The Old Order Passes.

The death, in 1929, of the generous - hearted chief was a great grief to the countryside, and it wrought many changes at Maraekakaho. The one great station now provides farmsteads for numerous families, and small stock-fattening farms and dairy farms have replaced the one-management station. The key to this process is found in the very heavy death duties.

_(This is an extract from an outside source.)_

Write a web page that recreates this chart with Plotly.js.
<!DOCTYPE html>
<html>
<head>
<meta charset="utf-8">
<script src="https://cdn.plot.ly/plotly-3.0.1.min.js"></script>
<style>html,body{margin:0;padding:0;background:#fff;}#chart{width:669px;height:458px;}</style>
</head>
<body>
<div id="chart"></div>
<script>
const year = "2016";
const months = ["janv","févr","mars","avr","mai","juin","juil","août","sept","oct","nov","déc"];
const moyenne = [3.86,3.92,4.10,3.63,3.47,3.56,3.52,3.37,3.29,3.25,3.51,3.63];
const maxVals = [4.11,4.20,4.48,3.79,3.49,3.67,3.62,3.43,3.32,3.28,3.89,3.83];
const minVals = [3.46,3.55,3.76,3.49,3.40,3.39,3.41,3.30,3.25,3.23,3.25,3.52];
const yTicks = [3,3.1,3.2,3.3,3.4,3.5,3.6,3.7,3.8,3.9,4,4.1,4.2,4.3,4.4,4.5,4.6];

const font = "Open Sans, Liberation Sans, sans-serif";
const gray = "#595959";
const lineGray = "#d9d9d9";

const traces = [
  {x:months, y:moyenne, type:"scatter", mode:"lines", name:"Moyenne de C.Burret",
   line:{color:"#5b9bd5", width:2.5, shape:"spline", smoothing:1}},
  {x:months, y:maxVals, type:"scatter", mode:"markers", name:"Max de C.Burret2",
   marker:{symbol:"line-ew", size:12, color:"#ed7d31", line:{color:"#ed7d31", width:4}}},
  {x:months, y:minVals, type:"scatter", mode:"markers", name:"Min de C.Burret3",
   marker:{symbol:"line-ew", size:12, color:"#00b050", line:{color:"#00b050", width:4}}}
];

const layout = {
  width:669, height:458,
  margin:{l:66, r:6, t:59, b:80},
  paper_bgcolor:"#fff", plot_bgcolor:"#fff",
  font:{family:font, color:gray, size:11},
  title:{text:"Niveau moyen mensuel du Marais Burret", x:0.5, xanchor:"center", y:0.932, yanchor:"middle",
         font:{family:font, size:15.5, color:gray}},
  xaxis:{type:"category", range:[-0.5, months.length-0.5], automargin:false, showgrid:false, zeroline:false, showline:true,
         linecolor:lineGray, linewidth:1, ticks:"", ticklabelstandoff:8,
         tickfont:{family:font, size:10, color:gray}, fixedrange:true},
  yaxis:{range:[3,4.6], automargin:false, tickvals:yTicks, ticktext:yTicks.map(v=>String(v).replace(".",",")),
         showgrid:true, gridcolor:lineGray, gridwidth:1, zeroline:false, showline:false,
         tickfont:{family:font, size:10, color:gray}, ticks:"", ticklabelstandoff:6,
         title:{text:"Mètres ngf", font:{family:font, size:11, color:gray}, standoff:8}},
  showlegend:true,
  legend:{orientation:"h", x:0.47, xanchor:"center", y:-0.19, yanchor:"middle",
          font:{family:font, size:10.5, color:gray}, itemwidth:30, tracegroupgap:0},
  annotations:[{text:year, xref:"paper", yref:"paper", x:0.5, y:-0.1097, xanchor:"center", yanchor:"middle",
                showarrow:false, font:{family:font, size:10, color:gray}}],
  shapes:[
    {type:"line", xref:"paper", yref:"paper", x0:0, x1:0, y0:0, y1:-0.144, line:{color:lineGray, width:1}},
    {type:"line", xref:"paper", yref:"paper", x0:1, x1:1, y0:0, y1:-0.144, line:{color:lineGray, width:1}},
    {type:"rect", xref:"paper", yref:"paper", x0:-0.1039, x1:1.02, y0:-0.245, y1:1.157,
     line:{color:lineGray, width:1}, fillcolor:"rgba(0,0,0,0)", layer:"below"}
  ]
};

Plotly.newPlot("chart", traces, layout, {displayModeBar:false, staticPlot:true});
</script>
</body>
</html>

So the old order gives place to the new, and Maraekakaho township is today, in its way, a more cosmopolitan place than the old, with its clan-like character.

The Work of a Pioneer.

It can truly be said of Sir Douglas Maclean that he was a pioneer in the work of settlement. The Hawke's Bay country was still in a very rough condition when his father's death threw the whole of the responsibility of a large tract of pastoral territory on his hands. During his life he saw fern and scrub give way to good pasture, rivers bridged, railways built, swamps and lagoons drained, and horse tracks become highways. He was one of the builders of modern Hawke's Bay.

“Te Makarini.”

I must make mention of the Makarini scholarship for Maori boys, in association with the College at Te Aute, which has enabled so many native children to obtain an education. Sir Douglas established this scholarship as a memorial to his father, who as “Te Makarini” was the friend of the old generation of Maoris. A great many boys of promise were the beneficiaries of this generous scholarship, among them the lad of Ngati-Porou who is now the Native Minister, Sir Apirana Ngata. The Maoris will never forget the leadership of Te Makarini the elder or the generosity of Te Makarini the younger.

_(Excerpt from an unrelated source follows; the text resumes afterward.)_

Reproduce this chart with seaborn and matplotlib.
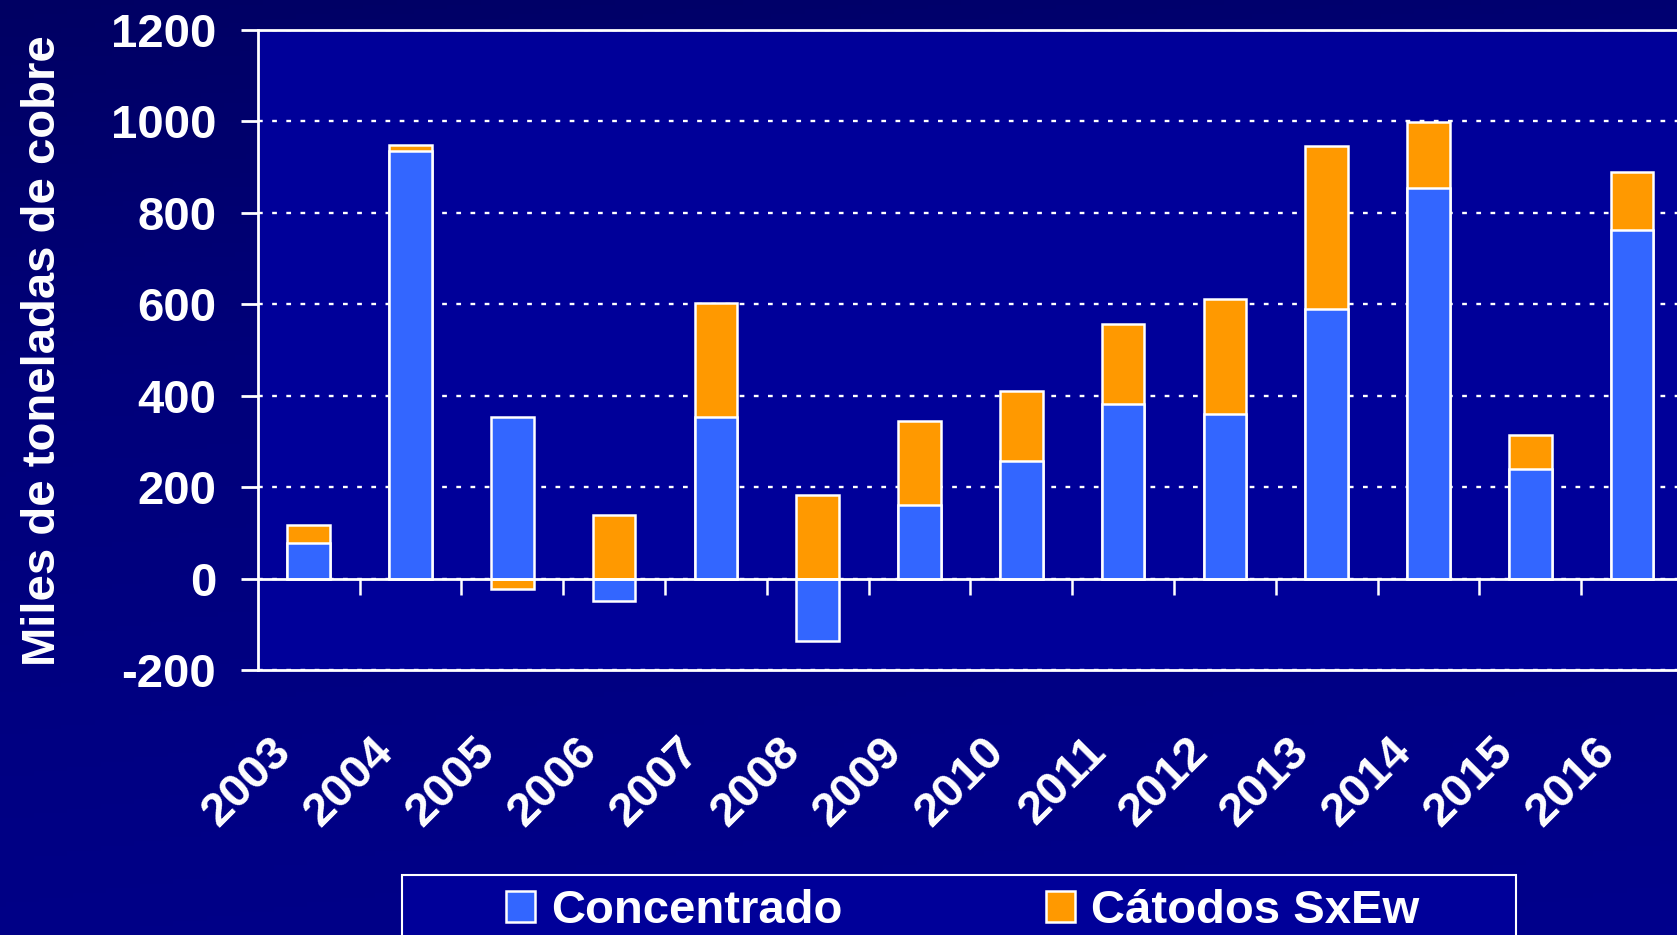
import numpy as np
import pandas as pd
import matplotlib
matplotlib.use("Agg")
import matplotlib.pyplot as plt
import matplotlib.transforms as mtransforms
from matplotlib.patches import Rectangle
from matplotlib.colors import LinearSegmentedColormap
import seaborn as sns

# -------------------------------
# data (miles de toneladas de cobre)
# -------------------------------
years = [str(y) for y in range(2003, 2017)]
concentrado = [77, 936, 353, -50, 353, -137, 160, 257, 381, 359, 590, 854, 240, 762]
catodos = [40, 12, -23, 140, 250, 183, 185, 154, 175, 253, 356, 144, 74, 127]
yticks = [-200, 0, 200, 400, 600, 800, 1000, 1200]

# orange sits on top of blue only when both are positive
catodos_top = [c + k if (c > 0 and k > 0) else k for c, k in zip(concentrado, catodos)]

df = pd.DataFrame({"year": years, "conc": concentrado, "cat_top": catodos_top})

# -------------------------------
# style
# -------------------------------
sns.set_style("white")
plt.rcParams["font.family"] = ["Liberation Sans", "DejaVu Sans"]
plt.rcParams["font.weight"] = "bold"
plt.rcParams["axes.unicode_minus"] = False

W, H = 1677, 935
fig = plt.figure(figsize=(W / 100, H / 100), dpi=100)
fig.patch.set_facecolor("#000078")

# background gradient
bg = fig.add_axes([0, 0, 1, 1], zorder=-10)
yy, xx = np.mgrid[0:1:200j, 0:1:300j]
val = 0.25 + 0.6 * yy + 0.15 * xx
bg_cmap = LinearSegmentedColormap.from_list("bg", ["#00004C", "#00007A", "#00008C"])
bg.imshow(val, cmap=bg_cmap, aspect="auto", extent=(0, 1, 0, 1), vmin=0, vmax=1, origin="upper")
bg.axis("off")

ax = fig.add_axes([257.8 / W, 1 - 670 / H, (1683 - 257.8) / W, 640 / H])
ax.set_facecolor("#000099")

blue = "#3366FF"
orange = "#FF9900"

sns.barplot(data=df, x="year", y="cat_top", color=orange, width=0.42, saturation=1,
            edgecolor="white", linewidth=1.8, label="Cátodos SxEw", ax=ax, zorder=3)
sns.barplot(data=df, x="year", y="conc", color=blue, width=0.42, saturation=1,
            edgecolor="white", linewidth=1.8, label="Concentrado", ax=ax, zorder=4)
handles, labels = ax.get_legend_handles_labels()
if ax.get_legend() is not None:
    ax.get_legend().remove()

ax.set_xlim(-0.5, len(years) - 0.5)
ax.set_ylim(-200, 1200)
ax.set_yticks(yticks)
ax.set_xlabel("")
ax.set_ylabel("")

# grid
ax.yaxis.grid(True, color="white", linestyle=(0, (2, 4)), linewidth=1.7, zorder=1)
ax.xaxis.grid(False)
ax.set_axisbelow(True)

# zero line and boundary ticks
ax.axhline(0, color="white", linewidth=2, zorder=5)
ax.vlines(np.arange(0.5, len(years) - 1), -36, 0, color="white", linewidth=1.8, zorder=5)

for side in ["left", "top", "bottom"]:
    ax.spines[side].set_color("white")
    ax.spines[side].set_linewidth(2)
ax.spines["right"].set_visible(False)

ax.tick_params(axis="y", colors="white", length=12, width=2, direction="out",
               labelsize=34, pad=18, left=True)
ax.tick_params(axis="x", colors="white", length=0, labelsize=34, pad=54)
shift = mtransforms.ScaledTranslation(-24 / 100, 0, fig.dpi_scale_trans)
for lab in ax.get_xticklabels():
    lab.set_rotation(45)
    lab.set_ha("right")
    lab.set_va("center")
    lab.set_rotation_mode("anchor")
    lab.set_fontweight("bold")
    lab.set_transform(lab.get_transform() + shift)
for lab in ax.get_yticklabels():
    lab.set_fontweight("bold")

fig.text(43 / W, 1 - 351 / H, "Miles de toneladas de cobre", rotation=90,
         ha="center", va="center", color="white", fontsize=34, fontweight="bold")

# legend box (runs off the bottom edge)
box_top = 1 - 875 / H
fig.add_artist(Rectangle((402 / W, -0.05), (1516 - 402) / W, box_top + 0.05,
                         transform=fig.transFigure, facecolor="#000099",
                         edgecolor="white", linewidth=1.5, zorder=1))

handles, labels = handles[::-1], labels[::-1]
leg = fig.legend(handles, labels, loc="center left", bbox_to_anchor=(506 / W, 1 - 911 / H),
                 frameon=False, ncol=2, fontsize=34, handlelength=0.62, handleheight=0.66,
                 handletextpad=0.34, columnspacing=4.3, borderpad=0, borderaxespad=0)
leg.set_zorder(2)
for t in leg.get_texts():
    t.set_color("white")
    t.set_fontweight("bold")

fig.savefig("out.png", dpi=100, facecolor=fig.get_facecolor())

The Maori of old-time had a poetic way with him. When the elder Maclean died, in 1877, the old warrior chief Paerau, of the Urewera tribe, who had fought against the Government troops in many engagements, from Orakau to Waikaremoana, wrote from Ruatahuna expressing his regret on hearing of Te Makarini's death. In his letter he saluted the spirit of the departed white chief as “te whetu marama o te ata i te wa o te pouritanga” (“the bright star of the morning in the time of gloom and sorrow.”) In a similar spirit, if it is not so eloquently expressed, many New Zealanders have reason to remember and revere Douglas Maclean, the benevolent chief of Maraekakaho.